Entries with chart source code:
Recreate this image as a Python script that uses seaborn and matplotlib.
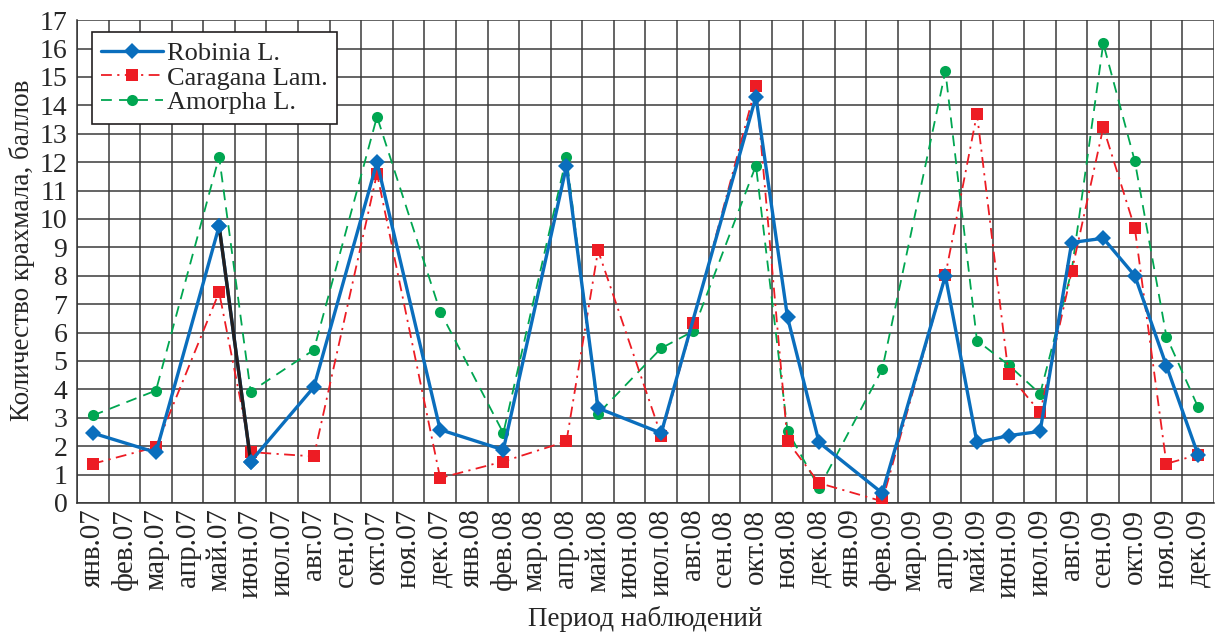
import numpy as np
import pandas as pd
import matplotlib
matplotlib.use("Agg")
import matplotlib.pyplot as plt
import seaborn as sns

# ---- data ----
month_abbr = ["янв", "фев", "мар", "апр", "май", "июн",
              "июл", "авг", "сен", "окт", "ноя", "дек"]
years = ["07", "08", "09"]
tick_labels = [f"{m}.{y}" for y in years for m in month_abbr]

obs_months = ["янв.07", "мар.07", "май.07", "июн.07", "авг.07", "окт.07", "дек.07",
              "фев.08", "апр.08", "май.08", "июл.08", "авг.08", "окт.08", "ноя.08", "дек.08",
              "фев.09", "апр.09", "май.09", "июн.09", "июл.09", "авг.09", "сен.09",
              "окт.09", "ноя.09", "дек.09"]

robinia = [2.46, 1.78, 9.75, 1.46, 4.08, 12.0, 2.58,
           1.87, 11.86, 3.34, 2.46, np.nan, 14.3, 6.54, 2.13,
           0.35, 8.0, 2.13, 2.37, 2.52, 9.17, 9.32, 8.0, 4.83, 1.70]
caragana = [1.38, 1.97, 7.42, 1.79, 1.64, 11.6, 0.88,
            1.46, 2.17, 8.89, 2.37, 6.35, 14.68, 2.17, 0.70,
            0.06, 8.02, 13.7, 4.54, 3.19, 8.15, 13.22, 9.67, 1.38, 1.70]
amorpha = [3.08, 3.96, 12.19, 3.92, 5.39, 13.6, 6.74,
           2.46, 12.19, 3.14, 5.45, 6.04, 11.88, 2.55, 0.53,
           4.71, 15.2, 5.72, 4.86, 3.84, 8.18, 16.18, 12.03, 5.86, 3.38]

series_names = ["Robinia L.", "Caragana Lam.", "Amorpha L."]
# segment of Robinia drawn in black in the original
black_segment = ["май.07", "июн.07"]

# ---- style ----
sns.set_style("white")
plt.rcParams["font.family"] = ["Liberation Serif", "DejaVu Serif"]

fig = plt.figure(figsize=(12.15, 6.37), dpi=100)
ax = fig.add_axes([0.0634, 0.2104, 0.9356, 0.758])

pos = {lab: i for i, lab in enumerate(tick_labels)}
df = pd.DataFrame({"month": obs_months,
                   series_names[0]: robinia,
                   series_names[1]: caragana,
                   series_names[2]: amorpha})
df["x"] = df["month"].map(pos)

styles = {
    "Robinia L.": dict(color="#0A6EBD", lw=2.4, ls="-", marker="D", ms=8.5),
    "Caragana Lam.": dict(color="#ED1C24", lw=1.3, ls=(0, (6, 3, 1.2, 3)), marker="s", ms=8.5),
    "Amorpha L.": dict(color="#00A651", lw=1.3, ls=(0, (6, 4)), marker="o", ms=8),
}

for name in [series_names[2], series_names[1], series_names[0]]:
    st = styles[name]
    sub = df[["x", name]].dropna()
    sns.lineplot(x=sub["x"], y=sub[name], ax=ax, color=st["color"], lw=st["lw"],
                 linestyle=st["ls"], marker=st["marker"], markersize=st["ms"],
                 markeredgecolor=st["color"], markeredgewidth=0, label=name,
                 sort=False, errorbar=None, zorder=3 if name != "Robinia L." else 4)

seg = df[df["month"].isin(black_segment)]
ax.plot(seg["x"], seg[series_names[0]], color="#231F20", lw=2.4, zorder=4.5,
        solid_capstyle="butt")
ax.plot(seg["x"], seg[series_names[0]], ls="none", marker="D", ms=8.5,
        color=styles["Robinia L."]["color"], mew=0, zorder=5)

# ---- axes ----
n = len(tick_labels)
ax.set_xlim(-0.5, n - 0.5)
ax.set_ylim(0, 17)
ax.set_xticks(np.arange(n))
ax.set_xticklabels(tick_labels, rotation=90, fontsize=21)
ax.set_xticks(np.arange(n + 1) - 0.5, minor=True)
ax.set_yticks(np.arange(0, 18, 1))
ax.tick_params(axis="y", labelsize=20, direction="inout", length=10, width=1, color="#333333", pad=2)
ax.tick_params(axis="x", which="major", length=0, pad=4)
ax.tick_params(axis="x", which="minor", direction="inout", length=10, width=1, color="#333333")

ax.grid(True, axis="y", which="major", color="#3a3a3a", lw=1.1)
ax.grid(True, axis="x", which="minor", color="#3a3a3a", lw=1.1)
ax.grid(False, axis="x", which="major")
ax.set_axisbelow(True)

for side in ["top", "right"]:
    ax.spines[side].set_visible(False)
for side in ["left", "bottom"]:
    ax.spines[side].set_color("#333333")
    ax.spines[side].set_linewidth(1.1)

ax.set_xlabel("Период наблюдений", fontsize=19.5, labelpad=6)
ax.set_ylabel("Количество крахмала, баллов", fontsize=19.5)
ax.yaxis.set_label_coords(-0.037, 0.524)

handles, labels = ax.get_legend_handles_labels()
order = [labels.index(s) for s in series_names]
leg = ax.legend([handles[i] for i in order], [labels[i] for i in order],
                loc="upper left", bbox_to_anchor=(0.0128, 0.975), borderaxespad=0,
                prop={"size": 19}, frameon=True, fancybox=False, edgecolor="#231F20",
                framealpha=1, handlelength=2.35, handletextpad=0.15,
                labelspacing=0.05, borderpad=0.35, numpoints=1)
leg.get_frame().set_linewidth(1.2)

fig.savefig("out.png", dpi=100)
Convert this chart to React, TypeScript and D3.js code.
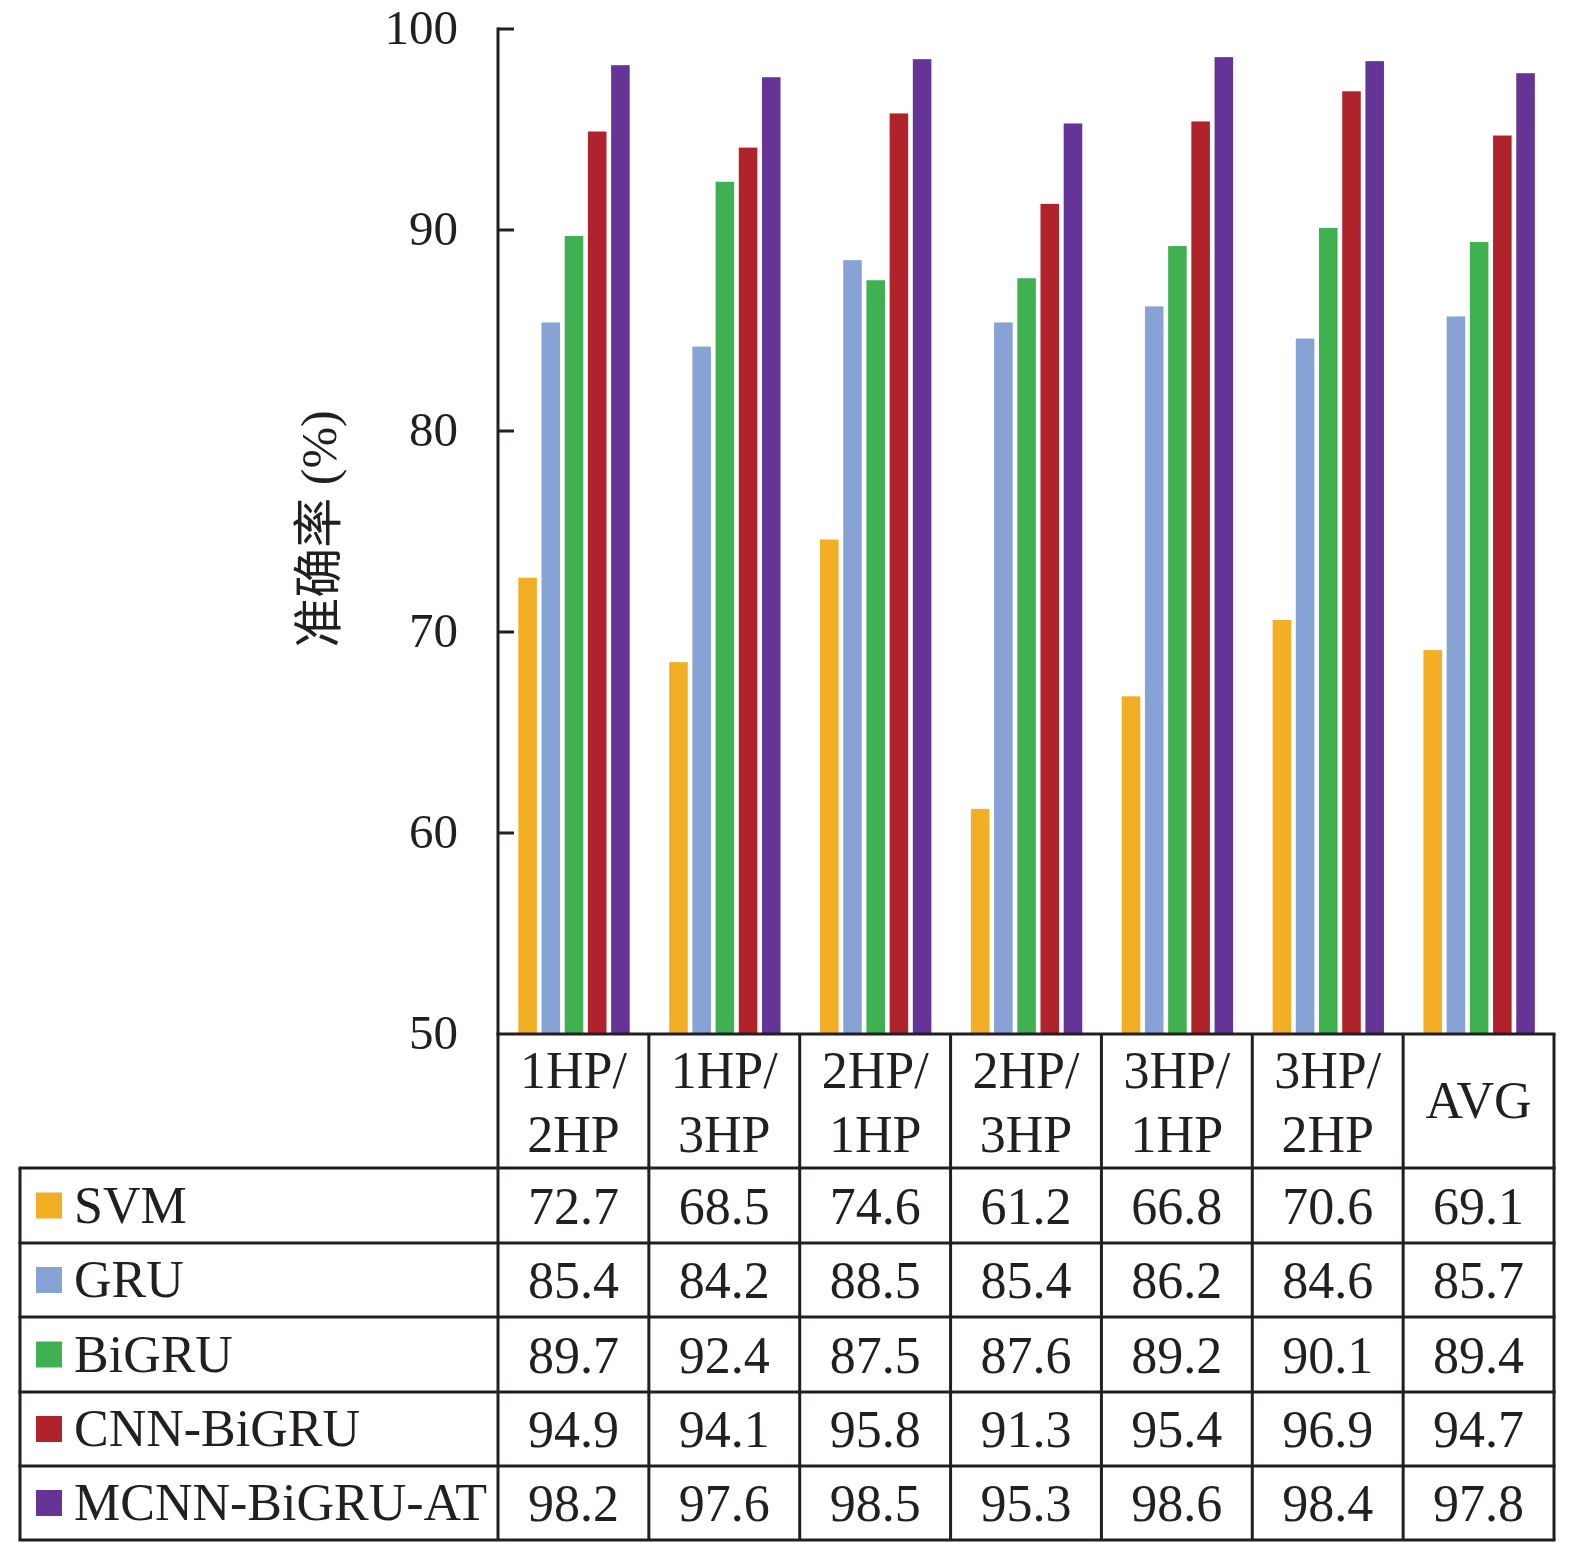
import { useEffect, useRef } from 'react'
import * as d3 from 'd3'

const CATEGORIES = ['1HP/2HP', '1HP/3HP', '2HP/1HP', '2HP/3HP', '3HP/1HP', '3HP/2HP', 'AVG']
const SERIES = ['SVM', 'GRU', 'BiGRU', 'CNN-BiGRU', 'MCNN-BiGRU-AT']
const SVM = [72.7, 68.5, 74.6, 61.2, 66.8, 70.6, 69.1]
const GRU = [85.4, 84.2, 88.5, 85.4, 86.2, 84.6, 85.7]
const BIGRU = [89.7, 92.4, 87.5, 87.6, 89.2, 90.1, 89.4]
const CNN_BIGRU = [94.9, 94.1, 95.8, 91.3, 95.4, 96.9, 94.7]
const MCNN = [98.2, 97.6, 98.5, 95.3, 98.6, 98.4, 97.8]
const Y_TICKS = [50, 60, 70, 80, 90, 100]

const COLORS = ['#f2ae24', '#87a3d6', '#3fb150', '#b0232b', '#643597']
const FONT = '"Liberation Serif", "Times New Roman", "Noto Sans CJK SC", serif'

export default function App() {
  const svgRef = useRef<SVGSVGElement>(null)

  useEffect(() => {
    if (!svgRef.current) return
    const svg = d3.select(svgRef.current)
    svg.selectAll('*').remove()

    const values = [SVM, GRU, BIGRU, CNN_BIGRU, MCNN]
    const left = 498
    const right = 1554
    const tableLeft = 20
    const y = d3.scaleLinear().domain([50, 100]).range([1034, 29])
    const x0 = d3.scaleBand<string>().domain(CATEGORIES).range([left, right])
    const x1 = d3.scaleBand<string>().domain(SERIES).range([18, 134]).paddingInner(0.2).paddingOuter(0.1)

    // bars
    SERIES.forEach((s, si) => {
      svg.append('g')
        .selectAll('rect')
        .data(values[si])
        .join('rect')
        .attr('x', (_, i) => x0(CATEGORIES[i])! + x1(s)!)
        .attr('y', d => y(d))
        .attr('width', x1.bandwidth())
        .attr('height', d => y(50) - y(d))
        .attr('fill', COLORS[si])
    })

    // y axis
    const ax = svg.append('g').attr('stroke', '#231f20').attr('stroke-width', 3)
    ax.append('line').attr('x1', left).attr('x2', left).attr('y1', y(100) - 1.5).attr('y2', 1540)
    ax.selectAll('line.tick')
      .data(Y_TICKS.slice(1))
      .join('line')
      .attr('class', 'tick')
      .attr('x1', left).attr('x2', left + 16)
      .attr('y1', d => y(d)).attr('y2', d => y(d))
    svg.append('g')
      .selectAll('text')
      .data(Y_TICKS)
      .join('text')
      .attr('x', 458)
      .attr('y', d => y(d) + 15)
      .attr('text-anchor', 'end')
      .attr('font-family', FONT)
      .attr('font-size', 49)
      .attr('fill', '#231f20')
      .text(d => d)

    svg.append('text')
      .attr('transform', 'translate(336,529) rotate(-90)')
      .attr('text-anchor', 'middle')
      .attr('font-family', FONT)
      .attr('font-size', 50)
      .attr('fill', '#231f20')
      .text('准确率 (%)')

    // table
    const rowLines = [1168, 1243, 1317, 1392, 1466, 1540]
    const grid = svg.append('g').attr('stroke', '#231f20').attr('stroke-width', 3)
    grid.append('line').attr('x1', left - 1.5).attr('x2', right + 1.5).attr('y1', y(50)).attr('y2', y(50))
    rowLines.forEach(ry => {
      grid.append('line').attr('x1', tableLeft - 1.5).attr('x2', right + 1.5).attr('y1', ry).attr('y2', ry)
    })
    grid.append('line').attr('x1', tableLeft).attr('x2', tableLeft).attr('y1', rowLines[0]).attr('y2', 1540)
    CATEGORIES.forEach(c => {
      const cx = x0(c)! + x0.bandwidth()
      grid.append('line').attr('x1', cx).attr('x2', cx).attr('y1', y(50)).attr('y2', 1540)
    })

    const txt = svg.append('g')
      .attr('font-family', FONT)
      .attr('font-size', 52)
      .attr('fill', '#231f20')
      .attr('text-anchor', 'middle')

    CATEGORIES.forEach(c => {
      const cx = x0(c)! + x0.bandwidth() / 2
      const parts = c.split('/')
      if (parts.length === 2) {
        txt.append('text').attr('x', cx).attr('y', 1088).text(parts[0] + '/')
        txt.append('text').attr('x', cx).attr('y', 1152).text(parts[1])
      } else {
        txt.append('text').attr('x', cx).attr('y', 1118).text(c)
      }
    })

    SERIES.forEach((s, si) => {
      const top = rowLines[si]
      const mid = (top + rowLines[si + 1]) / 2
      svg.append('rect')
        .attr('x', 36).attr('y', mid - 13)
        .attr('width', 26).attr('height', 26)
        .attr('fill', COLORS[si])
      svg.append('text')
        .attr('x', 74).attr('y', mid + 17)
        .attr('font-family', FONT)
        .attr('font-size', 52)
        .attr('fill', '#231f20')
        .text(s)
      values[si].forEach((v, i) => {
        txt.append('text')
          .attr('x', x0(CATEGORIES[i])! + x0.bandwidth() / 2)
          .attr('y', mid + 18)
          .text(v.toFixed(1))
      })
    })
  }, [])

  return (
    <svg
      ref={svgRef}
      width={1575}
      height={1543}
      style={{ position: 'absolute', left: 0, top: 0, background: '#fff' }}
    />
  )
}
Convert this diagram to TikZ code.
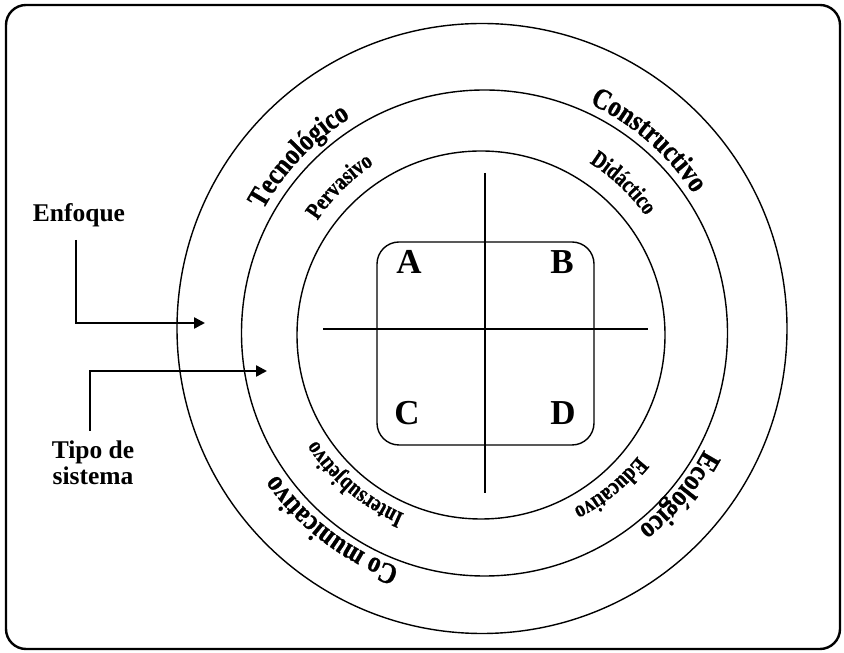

▶ _Aim of the task_: Return, unchanged, the lines from the first line of the material through the line that holds "m in month_abbr]", inclusive, omitting pictures.

▶ _Answer to the problem_:
Recreate this image as a Python script that uses seaborn and matplotlib.
import numpy as np
import pandas as pd
import matplotlib
matplotlib.use("Agg")
import matplotlib.pyplot as plt
import seaborn as sns

# ---- data ----
month_abbr = ["янв", "фев", "мар", "апр", "май", "июн",
              "июл", "авг", "сен", "окт", "ноя", "дек"]
years = ["07", "08", "09"]
tick_labels = [f"{m}.{y}" for y in years for m in month_abbr]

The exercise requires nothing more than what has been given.